John Piper has defended the controversial Nashville Statement on sexuality and warned that the "day is long gone in America where it is possible to be publicly faithful as a Christian to the truth of God and not be excoriated."
During a podcast posted on the desiringGod.com website, Piper addressed some of the criticisms the statement - which reinforces the belief that marriage is between a man and a woman and that approval of "homosexual immorality" is sinful - has received.
The theologian contended that the world will always "see all the statements, all the articles, all the preaching about human sexuality today as politically motivated," even when that's not the case.
"There will always be people who twist what you say to have connotations and implications that you don't want them to have, and you didn't intend," he said, explaining that in the New Testament, critics continually twisted the preaching of both Jesus and Paul.
"If someone thinks that there's a way to preach and write and make statements and do anything else in public that presents the pearls of biblical truth without encountering in social media and other ways a thousand angry critics, they're just naïve. It cannot be done."
"Let me say this as strongly as I know how," he continued. "The day is long gone in America where it is possible to be publicly faithful as a Christian to the truth of God and not be excoriated."

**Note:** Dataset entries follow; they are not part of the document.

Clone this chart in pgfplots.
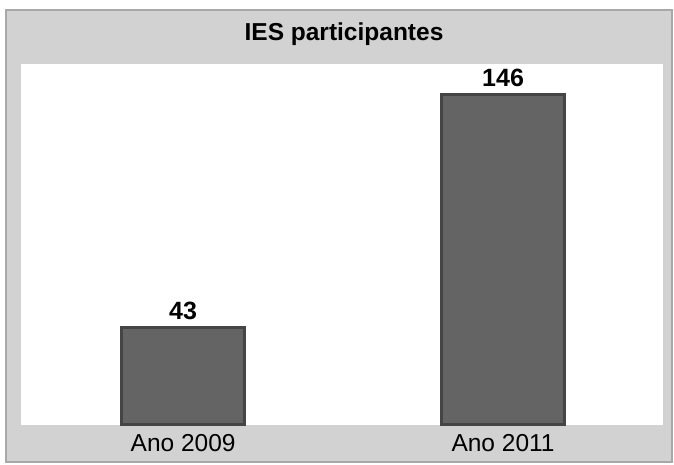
\documentclass[border=0pt]{standalone}
\usepackage{pgfplots}
\pgfplotsset{compat=1.18}
\usepackage{fontspec}
\setmainfont{Liberation Sans}
\definecolor{bg}{HTML}{D2D2D2}
\definecolor{frame}{HTML}{A8A8A8}
\definecolor{barfill}{HTML}{646464}
\definecolor{baredge}{HTML}{454545}
\begin{document}
\begin{tikzpicture}[x=1pt,y=1pt]
\fill[white] (0,0) rectangle (674,465);
\draw[draw=frame, fill=bg, line width=1.5pt] (6,3) rectangle (672,455);
\node[font=\fontsize{24.5}{28}\selectfont\bfseries] at (344,431) {IES participantes};
\begin{axis}[
  at={(20pt,40pt)}, anchor=south west,
  width=643pt, height=362pt, scale only axis,
  xmin=-0.51, xmax=1.5, ymin=0, ymax=160,
  axis background/.style={fill=white},
  axis line style={draw=gray!35},
  xtick={0,1}, xticklabels={Ano 2009, Ano 2011},
  ytick=\empty, major tick length=0pt,
  xticklabel style={font=\fontsize{24.5}{28}\selectfont, yshift=-6pt},
  /pgf/number format/assume math mode=true,
  nodes near coords,
  every node near coord/.append style={font=\fontsize{25}{28}\selectfont\bfseries, text=black, yshift=3pt},
  clip=false,
]
\addplot[ybar, bar width=123pt, fill=barfill, draw=baredge, line width=3pt] coordinates {(0,43) (1,146)};
\end{axis}
\end{tikzpicture}
\end{document}
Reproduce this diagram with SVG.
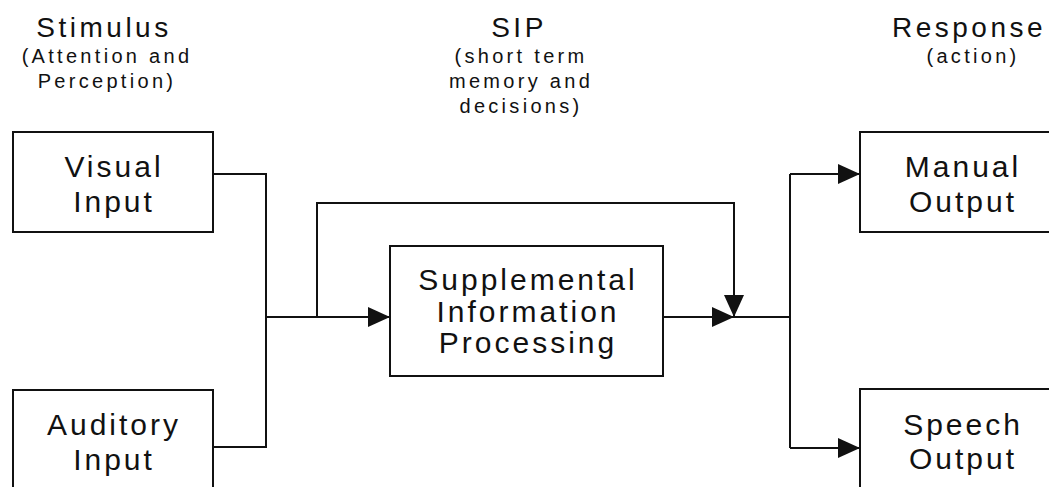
<svg xmlns="http://www.w3.org/2000/svg" width="1049" height="487" viewBox="0 0 1049 487">
<style>
.box{fill:#fff;stroke:#111;stroke-width:2}
.ln{fill:none;stroke:#111;stroke-width:2}
text{font-family:"Liberation Sans",Arial,sans-serif;fill:#111;text-anchor:middle}
.h{font-size:28px;letter-spacing:3.5px}
.s{font-size:20px;letter-spacing:3.3px}
.b{font-size:30px;letter-spacing:3px}
</style>
<defs>
<marker id="arr" viewBox="0 0 22 20" refX="22" refY="10" markerWidth="22" markerHeight="20" markerUnits="userSpaceOnUse" orient="auto">
<path d="M0,0 L22,10 L0,20 z" fill="#111"/>
</marker>
</defs>
<g id="headers">
<text class="h" x="104" y="37">Stimulus</text>
<text class="s" x="107" y="63">(Attention and</text>
<text class="s" x="107" y="88">Perception)</text>
<text class="h" x="519" y="37">SIP</text>
<text class="s" x="521" y="63">(short term</text>
<text class="s" x="521" y="88">memory and</text>
<text class="s" x="521" y="113">decisions)</text>
<text class="h" x="969" y="37">Response</text>
<text class="s" x="973" y="63">(action)</text>
</g>
<g id="connectors">
<path class="ln" d="M213 174 H266 V447 H213"/>
<path class="ln" d="M266 317 H390" marker-end="url(#arr)"/>
<path class="ln" d="M317 317 V203 H734 V317" marker-end="url(#arr)"/>
<path class="ln" d="M663 317 H734" marker-end="url(#arr)"/>
<path class="ln" d="M734 317 H790"/>
<path class="ln" d="M790 174 V448"/>
<path class="ln" d="M790 174 H860" marker-end="url(#arr)"/>
<path class="ln" d="M790 448 H860" marker-end="url(#arr)"/>
</g>
<g id="visual">
<rect class="box" x="13" y="132" width="200" height="100"/>
<text class="b" x="114" y="177">Visual</text>
<text class="b" x="114" y="212">Input</text>
</g>
<g id="auditory">
<rect class="box" x="13" y="390" width="200" height="110"/>
<text class="b" x="114" y="435">Auditory</text>
<text class="b" x="114" y="470">Input</text>
</g>
<g id="sip">
<rect class="box" x="390" y="246" width="273" height="130"/>
<text class="b" x="528" y="290">Supplemental</text>
<text class="b" x="528" y="322">Information</text>
<text class="b" x="528" y="353">Processing</text>
</g>
<g id="manual">
<rect class="box" x="860" y="132" width="200" height="100"/>
<text class="b" x="963" y="177">Manual</text>
<text class="b" x="963" y="212">Output</text>
</g>
<g id="speech">
<rect class="box" x="860" y="389" width="200" height="110"/>
<text class="b" x="963" y="435">Speech</text>
<text class="b" x="963" y="469">Output</text>
</g>
</svg>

Piper also addressed whether the Nashville Statement divides conservatives and their "liberal, unbelieving neighbors" even further, contending that "nothing has been added to what separates Bible-believing people from non-Bible-believing people.
"I will just appeal (this is really a personal appeal, so take it for what it's worth, and I hope folks who are resistant to the Nashville Statement for various reasons will at least listen carefully) to those whose method of evangelism - or 'being missional' as we say today - includes the effort to conceal offensive biblical things about the pearl of the Christian life," he said. "Those folks may not only be missing golden opportunities for biblical witness, precisely because offensive things are out in the public, but they may also be abandoning the way Jesus and the Apostles did their public ministry."
Piper urged supporters of the Nashville Statement to "insightfully and creatively and courageously" engage with those "fuming" against the statement and point them to the truth.
"The real challenge is not to make Jesus look beautiful by hiding some of His cherished convictions. The real challenge is to trace all His views, including His most offensive ones, back to the beautiful root of this person and up to the beautiful flower of His glory and His purpose is for all of mankind. That's the challenge we may be missing by huffing and puffing about how controversial things are," he wrote.
Piper is among a number of influential pastors and leaders who signed the statement, including Southern Baptist pastor Jack Graham, Family Research Council President Tony Perkins, Focus on the Family founder James Dobson, President, Ethics & Religious Liberty Commission Russell Moore, and dozens of others.
Each of the Nashville Statement's 14 beliefs - covering a range of issues from sex outside of marriage to gender identity - include one sentiment the signers affirm and one they deny. Six of beliefs specifically mention the words or phrases "homosexual," "transgender" or "sexual attraction for the same sex."
For example, it affirms that "homosexual immorality or transgenderism" is a "departure from Christian faithfulness" and it is not an issue which "otherwise faithful Christian should agree to disagree."
Additionally, it denies that "God has designed marriage to be a homosexual, polygamous, or polyamorous relationship" and that "marriage is a mere human contract rather than a covenant made before God."